前回(9月11日号)はテクノロジーはそれ自体が真理の現れとなっていることを確認した。ジョン・ダイアー氏(ダラス神学校学部長兼教授)の講演録の続き。(記事原題:Where Does Technology Fit in the Story of God? A Theology of Technology for Coders and Artists、およびそのPart2。配信元https://medium.com/faithtech

 

第二の戒めのテクノロジーは、第一の戒めを補完する

 

(前回続き)神の物語に話を戻すと、十戒も物語の一部だ。十戒を見ると、最初の戒めは、誰が神であるかについて書かれている。そして第二の戒めは、その神を表現するためにどのようなテクノロジーを使うのかについて書かれている。

もし私たちの神公認のヤハウェ像があり、どこかで買えると言ったら、その像から伝わるメッセージは、私たちの神は他の神々と同じということを伝えることになる。そして他の神々と同じように扱われるだろう。

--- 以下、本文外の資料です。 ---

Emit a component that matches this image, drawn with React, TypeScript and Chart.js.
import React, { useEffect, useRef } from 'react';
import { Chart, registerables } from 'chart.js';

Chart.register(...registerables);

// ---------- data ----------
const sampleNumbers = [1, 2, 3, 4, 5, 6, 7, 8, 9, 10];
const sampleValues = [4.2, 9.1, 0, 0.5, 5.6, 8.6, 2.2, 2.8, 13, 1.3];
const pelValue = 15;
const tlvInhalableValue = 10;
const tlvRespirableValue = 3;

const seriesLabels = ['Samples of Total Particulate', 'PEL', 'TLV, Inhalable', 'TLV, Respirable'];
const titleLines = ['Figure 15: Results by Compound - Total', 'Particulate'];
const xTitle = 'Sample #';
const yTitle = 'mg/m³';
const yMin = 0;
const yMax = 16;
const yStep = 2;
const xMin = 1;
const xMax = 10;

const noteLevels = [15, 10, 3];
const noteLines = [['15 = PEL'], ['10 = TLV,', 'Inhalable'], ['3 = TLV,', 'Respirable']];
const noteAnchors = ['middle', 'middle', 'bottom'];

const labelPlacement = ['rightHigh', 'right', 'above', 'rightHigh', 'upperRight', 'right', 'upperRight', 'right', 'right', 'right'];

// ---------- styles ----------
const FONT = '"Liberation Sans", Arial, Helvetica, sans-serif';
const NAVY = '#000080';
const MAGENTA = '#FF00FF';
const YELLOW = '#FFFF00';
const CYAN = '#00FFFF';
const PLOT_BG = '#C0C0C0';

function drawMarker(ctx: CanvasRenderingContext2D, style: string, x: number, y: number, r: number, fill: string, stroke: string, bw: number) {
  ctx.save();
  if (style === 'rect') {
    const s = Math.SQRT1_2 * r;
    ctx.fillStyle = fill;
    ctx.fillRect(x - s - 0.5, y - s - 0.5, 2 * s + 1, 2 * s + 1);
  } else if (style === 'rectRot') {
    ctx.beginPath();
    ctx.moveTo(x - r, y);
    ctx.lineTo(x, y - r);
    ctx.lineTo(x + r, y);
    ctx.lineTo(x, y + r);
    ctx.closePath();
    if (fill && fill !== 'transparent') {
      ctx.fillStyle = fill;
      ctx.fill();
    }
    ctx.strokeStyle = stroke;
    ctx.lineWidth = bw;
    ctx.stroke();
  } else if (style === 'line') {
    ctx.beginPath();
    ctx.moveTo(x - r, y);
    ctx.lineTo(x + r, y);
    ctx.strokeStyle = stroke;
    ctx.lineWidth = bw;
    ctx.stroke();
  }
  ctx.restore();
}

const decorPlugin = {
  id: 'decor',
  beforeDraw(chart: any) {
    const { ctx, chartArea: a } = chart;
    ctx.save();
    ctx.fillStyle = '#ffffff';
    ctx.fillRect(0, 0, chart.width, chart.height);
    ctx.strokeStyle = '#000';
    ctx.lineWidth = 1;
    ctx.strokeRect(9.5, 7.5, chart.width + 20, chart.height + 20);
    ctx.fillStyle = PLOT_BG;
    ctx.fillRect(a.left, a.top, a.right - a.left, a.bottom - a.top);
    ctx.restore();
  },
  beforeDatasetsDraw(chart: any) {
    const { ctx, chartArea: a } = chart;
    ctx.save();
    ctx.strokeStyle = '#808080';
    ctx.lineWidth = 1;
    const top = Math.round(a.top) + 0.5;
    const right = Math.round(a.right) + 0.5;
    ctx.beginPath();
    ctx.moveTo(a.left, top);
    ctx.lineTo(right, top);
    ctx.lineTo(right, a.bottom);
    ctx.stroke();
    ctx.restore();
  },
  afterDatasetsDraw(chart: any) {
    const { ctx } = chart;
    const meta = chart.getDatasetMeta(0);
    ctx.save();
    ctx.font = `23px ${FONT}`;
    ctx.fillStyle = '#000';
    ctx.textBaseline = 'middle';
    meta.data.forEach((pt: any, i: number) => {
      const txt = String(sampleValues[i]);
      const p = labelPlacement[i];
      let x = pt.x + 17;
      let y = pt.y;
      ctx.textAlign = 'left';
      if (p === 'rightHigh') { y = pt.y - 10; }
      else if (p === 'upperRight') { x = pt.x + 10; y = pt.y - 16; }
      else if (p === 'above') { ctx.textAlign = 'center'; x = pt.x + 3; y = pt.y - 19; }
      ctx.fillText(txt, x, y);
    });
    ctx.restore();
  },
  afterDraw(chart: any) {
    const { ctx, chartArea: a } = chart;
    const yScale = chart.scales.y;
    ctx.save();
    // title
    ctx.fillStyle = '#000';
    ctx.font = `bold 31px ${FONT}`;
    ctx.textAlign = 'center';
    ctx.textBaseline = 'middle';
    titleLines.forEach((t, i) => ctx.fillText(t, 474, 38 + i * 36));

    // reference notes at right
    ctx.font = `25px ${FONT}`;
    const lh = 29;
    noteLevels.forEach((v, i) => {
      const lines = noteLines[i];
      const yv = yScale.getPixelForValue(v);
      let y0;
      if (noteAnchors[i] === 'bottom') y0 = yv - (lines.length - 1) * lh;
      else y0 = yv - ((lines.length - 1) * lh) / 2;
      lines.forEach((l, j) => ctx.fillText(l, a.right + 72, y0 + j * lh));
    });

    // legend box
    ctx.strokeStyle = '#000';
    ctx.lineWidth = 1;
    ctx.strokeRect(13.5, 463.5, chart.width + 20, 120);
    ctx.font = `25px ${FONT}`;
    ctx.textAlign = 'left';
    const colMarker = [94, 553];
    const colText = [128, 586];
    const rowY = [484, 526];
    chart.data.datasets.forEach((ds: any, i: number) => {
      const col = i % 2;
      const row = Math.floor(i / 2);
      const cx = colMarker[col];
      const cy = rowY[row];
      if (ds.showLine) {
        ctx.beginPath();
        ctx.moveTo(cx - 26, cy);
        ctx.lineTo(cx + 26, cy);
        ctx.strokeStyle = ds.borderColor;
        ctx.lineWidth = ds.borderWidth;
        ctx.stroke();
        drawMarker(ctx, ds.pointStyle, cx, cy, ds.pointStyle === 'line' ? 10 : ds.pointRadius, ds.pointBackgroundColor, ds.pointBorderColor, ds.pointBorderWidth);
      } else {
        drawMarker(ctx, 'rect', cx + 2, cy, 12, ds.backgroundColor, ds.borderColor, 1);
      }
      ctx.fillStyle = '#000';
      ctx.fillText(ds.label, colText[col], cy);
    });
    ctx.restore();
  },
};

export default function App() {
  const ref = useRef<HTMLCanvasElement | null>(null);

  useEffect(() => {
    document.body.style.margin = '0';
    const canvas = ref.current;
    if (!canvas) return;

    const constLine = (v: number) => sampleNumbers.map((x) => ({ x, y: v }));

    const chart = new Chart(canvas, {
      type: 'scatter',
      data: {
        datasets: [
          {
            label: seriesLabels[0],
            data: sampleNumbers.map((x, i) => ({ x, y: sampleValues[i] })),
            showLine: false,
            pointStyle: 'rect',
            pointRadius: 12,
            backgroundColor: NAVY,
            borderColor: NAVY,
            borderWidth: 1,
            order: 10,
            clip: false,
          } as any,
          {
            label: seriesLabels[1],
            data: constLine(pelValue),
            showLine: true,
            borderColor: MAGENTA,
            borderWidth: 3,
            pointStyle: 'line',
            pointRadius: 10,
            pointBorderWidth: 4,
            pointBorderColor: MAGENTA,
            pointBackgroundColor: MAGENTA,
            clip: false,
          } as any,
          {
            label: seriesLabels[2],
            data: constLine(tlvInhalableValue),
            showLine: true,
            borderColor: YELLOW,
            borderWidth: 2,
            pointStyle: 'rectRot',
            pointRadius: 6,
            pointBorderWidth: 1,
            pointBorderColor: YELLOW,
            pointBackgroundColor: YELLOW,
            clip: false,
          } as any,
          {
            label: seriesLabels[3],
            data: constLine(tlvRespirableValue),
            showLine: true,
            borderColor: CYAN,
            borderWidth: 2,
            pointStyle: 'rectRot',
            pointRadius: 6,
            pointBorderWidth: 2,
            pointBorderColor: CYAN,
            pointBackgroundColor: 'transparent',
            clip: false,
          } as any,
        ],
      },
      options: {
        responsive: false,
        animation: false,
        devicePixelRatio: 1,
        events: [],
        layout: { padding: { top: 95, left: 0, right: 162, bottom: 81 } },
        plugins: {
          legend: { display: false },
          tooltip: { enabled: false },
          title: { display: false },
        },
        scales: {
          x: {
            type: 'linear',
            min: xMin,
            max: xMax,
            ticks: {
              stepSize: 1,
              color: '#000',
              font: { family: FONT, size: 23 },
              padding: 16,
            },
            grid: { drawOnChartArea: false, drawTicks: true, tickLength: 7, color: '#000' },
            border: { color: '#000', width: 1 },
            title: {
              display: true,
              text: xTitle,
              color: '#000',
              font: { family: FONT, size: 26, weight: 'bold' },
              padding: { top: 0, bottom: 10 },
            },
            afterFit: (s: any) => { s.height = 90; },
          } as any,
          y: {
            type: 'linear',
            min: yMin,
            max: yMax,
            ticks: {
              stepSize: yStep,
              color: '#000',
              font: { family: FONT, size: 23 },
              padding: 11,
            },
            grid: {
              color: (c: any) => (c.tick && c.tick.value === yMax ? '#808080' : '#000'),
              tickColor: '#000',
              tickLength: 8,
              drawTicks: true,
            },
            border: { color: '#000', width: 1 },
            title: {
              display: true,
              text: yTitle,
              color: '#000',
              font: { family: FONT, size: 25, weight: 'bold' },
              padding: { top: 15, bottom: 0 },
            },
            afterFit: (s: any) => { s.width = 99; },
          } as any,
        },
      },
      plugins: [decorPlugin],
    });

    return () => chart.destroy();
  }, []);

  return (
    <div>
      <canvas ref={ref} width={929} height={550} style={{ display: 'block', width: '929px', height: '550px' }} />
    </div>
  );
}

この場合、その方法で選択しないことで、第二の戒めのテクノロジーが、第一の戒めを補完していることになる。神について語る方法と自分自身の人生について語る方法において、テクノロジーの選択は非常に重要な点になるだろう。そして、テクノロジーのクリエイターである皆さんには、人々が注目している。あなたが話す内容については、とても詳しいはずだと信用するだろう。

使徒ヨハネでさえ、紙と墨を使った手紙のやりとりなど、当時のテクノロジーに良い点もあれば、対面で話すことに良い点もあると言っている(Ⅱヨハネ1・12、Ⅲヨハネ1・13、14)。

ここでヨハネは「テクノロジーは悪く、対面であれば良い」と言っているわけではない。どちらも私たちにとって重要だと言っているのだ。どちらも人が経験することの一部であり、そこから生まれる違いを知る知恵が必要なのだ。そして、単独で使うべき時と、同時に使うことで足りない部分を補うべき時とを知る知恵が必要だ。

 

人生に意味づいた事や深いつながりを示すような象徴を求める

 

以下記事原文Part2から

 クリエイターが必要とされている

 

テクノロジーは神の真理を伝える上で素晴らしい手段だが、テクノロジー自体もまた私たちに真理という情報を与えてくれている。ここで私が伝えたいことは、クリエイターという存在が人々に必要とされているということだ。

それは何か新しいものや魅力的なものを求めているからではない。しかし深みのあるつながりを求めているからだ。そして聖書の物語こそ、その深みのあるつながりについて教えてくれる。

モーセが山に登り、神から素晴らしい啓示を受けた場面を思い出してほしい。その頃イスラエルの民は長い間砂漠をさまよっていた。心地よく毎日を過ごしていたのとは違い、新しい場所では次に何が起こるかわからない。どこに行けば良いのかさえ分からない。

そんな中、モーセが山に登っていた間、彼らは何をしただろうか。そのような生活にうんざりしていた彼らが取った行動は、創造力を働かせて金の子牛像を作ることだった。

 

(象徴が)無ければ自分で作ってしまう

 

偶像が悪だということはわかっている。しかし人は、自分の人生に意味付いた事や深い結び付きを示すような象徴を求めており、もし無ければ自分で作ってしまう。

モーセは民衆にとって象徴となるものをたくさん受けて山を下った。しかし人は砂漠をさまよい象徴を見失っている時、どこか別にそれを求めるようになる。そして、今まさにコロナ渦の世界全体が同じ道のりをたどっており、人はそれぞれ思い思いの生き方をしてしまっている。

 

コロナ渦で通勤時間がなくなり、生活に何かポジティブな変化があったとしても、人は象徴となるものを求め、時にいら立ちを覚えながら、それでも人とのつながりを探し続ける世界に生きている。人は様々な創造力を働かせ、テクノロジーを駆使して人と人とのつながりを生み出してきた。このご時世で仕事に求められることは、テクノロジーを駆使して人とのつながりを作り、そこから切り離されないようにすることだ。